Data Quality and Standardization Problems

Fragmented data — spread across spreadsheets, disconnected software systems, and inconsistently coded cost structures — is the most common barrier to reliable risk analytics. When data has to be manually reconciled before analysis can begin, the lag is inevitable and the error rate is high.

Automated ERP integration with standardized data extraction removes this barrier. It replaces the manual reconciliation cycle with a direct, validated data flow. Specifically, it eliminates:

  • Manual CSV exports and VLOOKUP reconciliation
  • Dependency on any one team member's spreadsheet setup
  • Data integrity gaps that compound over project lifecycles

Resistance to Change and Culture Gaps

Moving from intuition-based risk management to data-driven processes requires real leadership commitment, not just a software purchase. The most effective framing: data analytics supports experienced judgment rather than replacing it. When project managers trust the numbers because the data is clean and current, they engage with dashboards as decision tools rather than resisting them as oversight mechanisms.

Presenting specific wins early — "we caught this margin fade six weeks before closeout" — builds credibility faster than any training program.

Starting Small: The Right Entry Point

Firms new to data-driven risk management get faster traction by focusing adoption energy on one area first. For most construction firms, that means **financial risk monitoring via WIP and margin tracking** — the highest-impact use case with the clearest ROI signal.

From there, expand to schedule analytics, labor productivity, portfolio-level cash flow, and subcontractor performance. Build data discipline in one area first, then expand. The move from spreadsheets to automated dashboards doesn't require changing every process at once. Starting at $10,000/year per data source with unlimited users, Datateer's flat pricing structure makes this incremental approach financially straightforward.


Frequently Asked Questions

What is the role of data analytics in construction risk management?

Data analytics enables construction teams to identify risk signals — cost overruns, schedule deterioration, labor slippage — earlier than traditional reporting allows. Rather than discovering problems at monthly close or project completion, analytics surfaces them while corrective action is still possible.

What types of construction project risks can data analytics help identify?

The five main categories are financial, schedule, safety, environmental, and contractual/quality risks. Each requires different data inputs: financial risks need WIP and cost data; safety risks need incident logs and leading indicators; contractual risks need change order and RFI data.

How is predictive analytics used in construction risk assessment?

Predictive analytics uses historical project data to identify patterns associated with cost overruns, delays, or safety incidents. By mapping those patterns to characteristics of current projects — size, complexity, contract type, subcontractor concentration — teams can flag high-risk conditions before they materialize.

What financial data should construction firms monitor for early risk detection?

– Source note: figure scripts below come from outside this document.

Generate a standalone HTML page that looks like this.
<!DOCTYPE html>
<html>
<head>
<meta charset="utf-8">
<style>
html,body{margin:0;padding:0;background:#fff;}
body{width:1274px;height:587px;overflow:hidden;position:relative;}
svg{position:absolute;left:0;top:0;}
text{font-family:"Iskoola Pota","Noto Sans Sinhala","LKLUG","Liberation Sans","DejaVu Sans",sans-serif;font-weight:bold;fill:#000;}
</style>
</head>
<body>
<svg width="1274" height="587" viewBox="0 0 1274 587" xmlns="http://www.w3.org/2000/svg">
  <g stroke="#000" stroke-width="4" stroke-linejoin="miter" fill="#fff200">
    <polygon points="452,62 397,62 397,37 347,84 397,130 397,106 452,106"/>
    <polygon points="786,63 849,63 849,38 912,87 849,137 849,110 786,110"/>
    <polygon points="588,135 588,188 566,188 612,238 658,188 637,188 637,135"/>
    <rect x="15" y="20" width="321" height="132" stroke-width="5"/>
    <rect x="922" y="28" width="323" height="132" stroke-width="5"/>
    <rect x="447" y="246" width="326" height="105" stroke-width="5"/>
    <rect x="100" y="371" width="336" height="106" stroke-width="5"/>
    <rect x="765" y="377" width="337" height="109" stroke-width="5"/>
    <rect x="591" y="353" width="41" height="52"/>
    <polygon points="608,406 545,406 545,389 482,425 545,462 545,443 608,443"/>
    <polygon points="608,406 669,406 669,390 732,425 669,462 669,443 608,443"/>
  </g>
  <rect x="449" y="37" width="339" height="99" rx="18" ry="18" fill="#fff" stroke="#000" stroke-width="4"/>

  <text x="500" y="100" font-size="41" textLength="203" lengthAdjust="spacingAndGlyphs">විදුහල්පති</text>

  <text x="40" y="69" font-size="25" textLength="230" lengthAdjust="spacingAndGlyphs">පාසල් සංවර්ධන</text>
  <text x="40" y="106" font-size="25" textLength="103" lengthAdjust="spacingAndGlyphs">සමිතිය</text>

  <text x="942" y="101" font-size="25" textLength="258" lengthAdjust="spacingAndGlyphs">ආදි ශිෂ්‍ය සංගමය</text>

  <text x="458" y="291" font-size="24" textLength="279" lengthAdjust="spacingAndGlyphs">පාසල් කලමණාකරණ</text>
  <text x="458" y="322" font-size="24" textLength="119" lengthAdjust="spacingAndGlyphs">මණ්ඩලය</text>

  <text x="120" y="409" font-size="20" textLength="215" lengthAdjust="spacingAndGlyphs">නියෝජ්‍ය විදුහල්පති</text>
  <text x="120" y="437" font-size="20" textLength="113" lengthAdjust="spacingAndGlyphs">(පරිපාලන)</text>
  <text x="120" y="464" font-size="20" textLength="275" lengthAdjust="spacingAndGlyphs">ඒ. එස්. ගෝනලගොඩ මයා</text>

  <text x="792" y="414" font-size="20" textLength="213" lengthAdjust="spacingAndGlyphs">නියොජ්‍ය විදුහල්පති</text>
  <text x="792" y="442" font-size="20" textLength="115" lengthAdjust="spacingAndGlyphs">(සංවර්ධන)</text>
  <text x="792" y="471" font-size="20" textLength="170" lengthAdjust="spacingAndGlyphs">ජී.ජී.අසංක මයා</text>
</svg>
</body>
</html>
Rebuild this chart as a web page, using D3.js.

The most critical indicators are WIP accuracy, margin fade rate, cost-to-complete variance, labor productivity by cost code, and cash flow against projected obligations. Track these continuously against project baselines — deviation in any one of them is typically the first visible sign of financial trouble.

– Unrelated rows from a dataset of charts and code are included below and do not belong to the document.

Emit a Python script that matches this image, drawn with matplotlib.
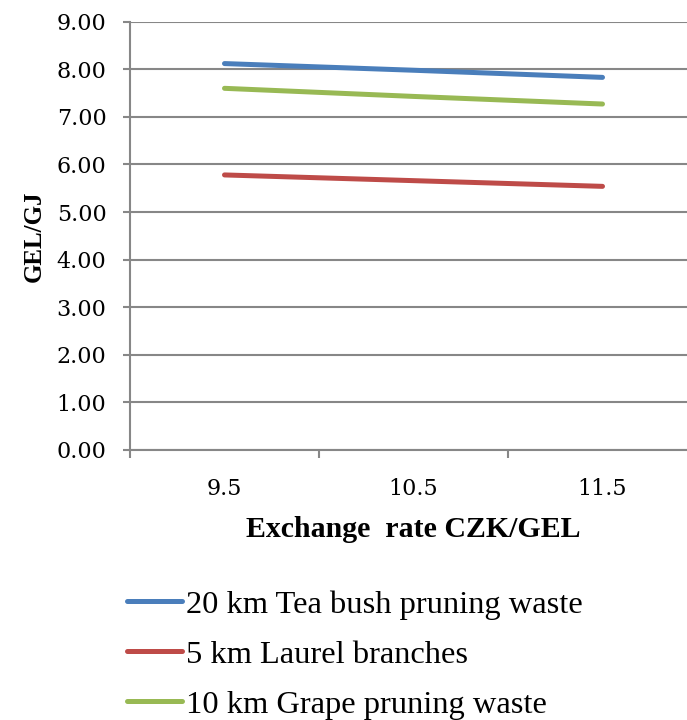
import matplotlib.pyplot as plt
from matplotlib.ticker import FixedLocator

# data
rates = ["9.5", "10.5", "11.5"]
tea_20km = [8.12, 7.98, 7.83]
laurel_5km = [5.78, 5.66, 5.54]
grape_10km = [7.60, 7.43, 7.27]

labels = ["20 km Tea bush pruning waste", "5 km Laurel branches", "10 km Grape pruning waste"]
colors = ["#4A7EBB", "#BE4B48", "#98B954"]

serif = ["Liberation Serif", "DejaVu Serif"]
tick_font = ["DejaVu Serif"]
grid_c = "#878787"

fig = plt.figure(figsize=(6.87, 7.2), dpi=100)
# plot area runs a bit past the right edge, like the original
ax = fig.add_axes([130 / 687, 270 / 720, 567 / 687, 428.3 / 720])

x = range(len(rates))
for vals, lab, col in zip([tea_20km, laurel_5km, grape_10km], labels, colors):
    ax.plot(x, vals, color=col, lw=3.6, solid_capstyle="round", label=lab)

ax.set_xlim(-0.5, 2.5)
ax.set_ylim(0, 9)
ax.set_yticks(range(0, 10))
ax.set_yticklabels([f"{v:.2f}" for v in range(0, 10)], fontfamily=tick_font, fontsize=16)
ax.set_xticks(list(x))
ax.set_xticklabels(rates, fontfamily=tick_font, fontsize=16)
ax.xaxis.set_minor_locator(FixedLocator([-0.5, 0.5, 1.5, 2.5]))
ax.tick_params(axis="x", which="major", length=0, pad=20)
ax.tick_params(axis="x", which="minor", length=6, width=1.5, color=grid_c)
ax.tick_params(axis="y", length=5.4, width=1.5, color=grid_c, pad=11.5)

ax.grid(axis="y", color=grid_c, lw=1.5)
ax.set_axisbelow(True)
for s in ["top", "right"]:
    ax.spines[s].set_visible(False)
for s in ["left", "bottom"]:
    ax.spines[s].set_color(grid_c)
    ax.spines[s].set_linewidth(1.5)

ax.set_xlabel("Exchange  rate CZK/GEL", fontfamily=serif, fontweight="bold", fontsize=21.5, labelpad=12)
ax.set_ylabel("GEL/GJ", fontfamily=serif, fontweight="bold", fontsize=18, labelpad=8)

fig.legend(loc="upper left", bbox_to_anchor=(127 / 687, 1 - 590 / 720), frameon=False,
           prop={"family": serif, "size": 23.4}, handlelength=1.7, handletextpad=0.12,
           labelspacing=0.62, borderaxespad=0, borderpad=0)

fig.savefig("out.png", dpi=100)
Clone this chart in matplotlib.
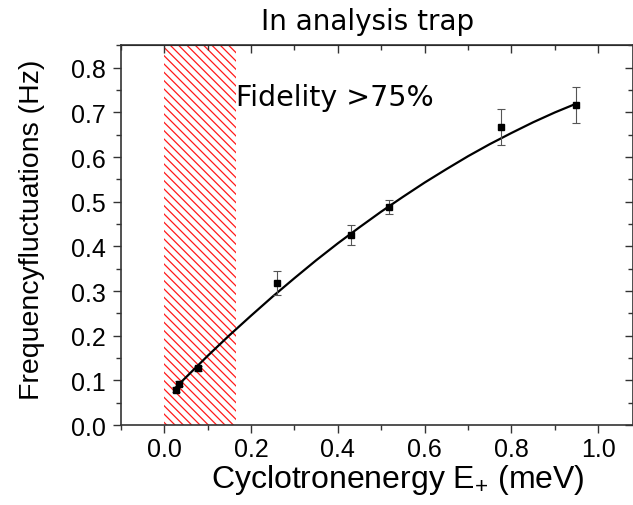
import numpy as np
import matplotlib
matplotlib.use('Agg')
import matplotlib.pyplot as plt
from matplotlib.ticker import MultipleLocator, FormatStrFormatter, NullFormatter

plt.rcParams['font.family'] = ['Liberation Sans', 'DejaVu Sans']
plt.rcParams['mathtext.fontset'] = 'custom'
plt.rcParams['mathtext.rm'] = 'Liberation Sans'
plt.rcParams['mathtext.default'] = 'regular'
plt.rcParams['hatch.linewidth'] = 0.9

# measured points
energy = [0.028, 0.033, 0.078, 0.260, 0.431, 0.518, 0.776, 0.949]
fluct = [0.079, 0.093, 0.127, 0.318, 0.425, 0.488, 0.667, 0.716]
fluct_err = [0.006, 0.006, 0.006, 0.026, 0.022, 0.016, 0.040, 0.040]

# fitted curve
fit_x = [0.025, 0.05, 0.10, 0.15, 0.20, 0.25, 0.30, 0.35, 0.40, 0.45,
         0.50, 0.55, 0.60, 0.65, 0.70, 0.75, 0.80, 0.85, 0.90, 0.95]
fit_y = [0.083, 0.107, 0.155, 0.201, 0.245, 0.288, 0.329, 0.369, 0.407, 0.443,
         0.478, 0.511, 0.543, 0.573, 0.602, 0.629, 0.654, 0.678, 0.700, 0.720]

# high fidelity window
window = (0.0, 0.166)

fig = plt.figure(figsize=(6.33, 5.06), dpi=100)
ax = fig.add_axes([0.191, 0.158, 0.809, 0.752])

ax.axvspan(window[0], window[1], facecolor='none', edgecolor='#ff1a1a',
           hatch='\\' * 4, linewidth=0, zorder=0)

ax.plot(fit_x, fit_y, color='black', lw=1.6, zorder=2)
ax.errorbar(energy, fluct, yerr=fluct_err, fmt='none', ecolor='#555555',
            elinewidth=0.8, capsize=3, capthick=0.8, zorder=3)
ax.plot(energy, fluct, 's', color='black', ms=5, zorder=4)

ax.set_xlim(-0.1, 1.08)
ax.set_ylim(0.0, 0.852)
ax.xaxis.set_major_locator(MultipleLocator(0.2))
ax.xaxis.set_minor_locator(MultipleLocator(0.1))
ax.yaxis.set_major_locator(MultipleLocator(0.1))
ax.yaxis.set_minor_locator(MultipleLocator(0.05))
ax.xaxis.set_major_formatter(FormatStrFormatter('%.1f'))
ax.yaxis.set_major_formatter(FormatStrFormatter('%.1f'))

ax.tick_params(which='both', direction='out', labelsize=18, width=1,
               color='#333333')
ax.tick_params(axis='x', which='both', pad=2.5)
ax.tick_params(axis='y', which='both', pad=5)
ax.tick_params(which='major', length=6)
ax.tick_params(which='minor', length=3.5)
for s in ax.spines.values():
    s.set_linewidth(1.2)
    s.set_color('#333333')

# top and right axes: same ticks, pointing inwards, no labels
top = ax.secondary_xaxis('top')
right = ax.secondary_yaxis('right')
for sec, step, minor in ((top.xaxis, 0.2, 0.1), (right.yaxis, 0.1, 0.05)):
    sec.set_major_locator(MultipleLocator(step))
    sec.set_minor_locator(MultipleLocator(minor))
    sec.set_major_formatter(NullFormatter())
for sec in (top, right):
    sec.tick_params(which='both', direction='in', width=1, color='#333333')
    sec.tick_params(which='major', length=6)
    sec.tick_params(which='minor', length=3.5)

ax.set_xlabel('Cyclotronenergy E$_{{+}}$ (meV)', fontsize=23)
ax.xaxis.set_label_coords(0.541, -0.097)
ax.set_ylabel('Frequencyfluctuations (Hz)', fontsize=20.5)
ax.yaxis.set_label_coords(-0.148, 0.515)
fig.text(0.580, 1 - 22 / 506, 'In analysis trap', fontsize=20,
         family='DejaVu Sans', ha='center', va='center')
ax.text(0.166, 0.735, 'Fidelity >75%', fontsize=20.5, family='DejaVu Sans',
        va='center', ha='left')

fig.savefig('out.png', dpi=100)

What is the difference between qualitative and quantitative risk analysis in construction?

Qualitative analysis uses probability-impact matrices and expert judgment to prioritize risks, and works well for most projects. Quantitative analysis applies statistical modeling (Monte Carlo simulation, for example) to estimate the probability distribution of cost and schedule outcomes. It's typically reserved for large or complex projects where that precision justifies the effort.

How do construction firms get started with data-driven risk assessment?

Start by establishing clean, automated data flows from your ERP. That foundation has to be solid before anything else works. Then identify the highest-impact risk category to monitor first — usually financial, via WIP and margin tracking — and build from there rather than attempting everything at once.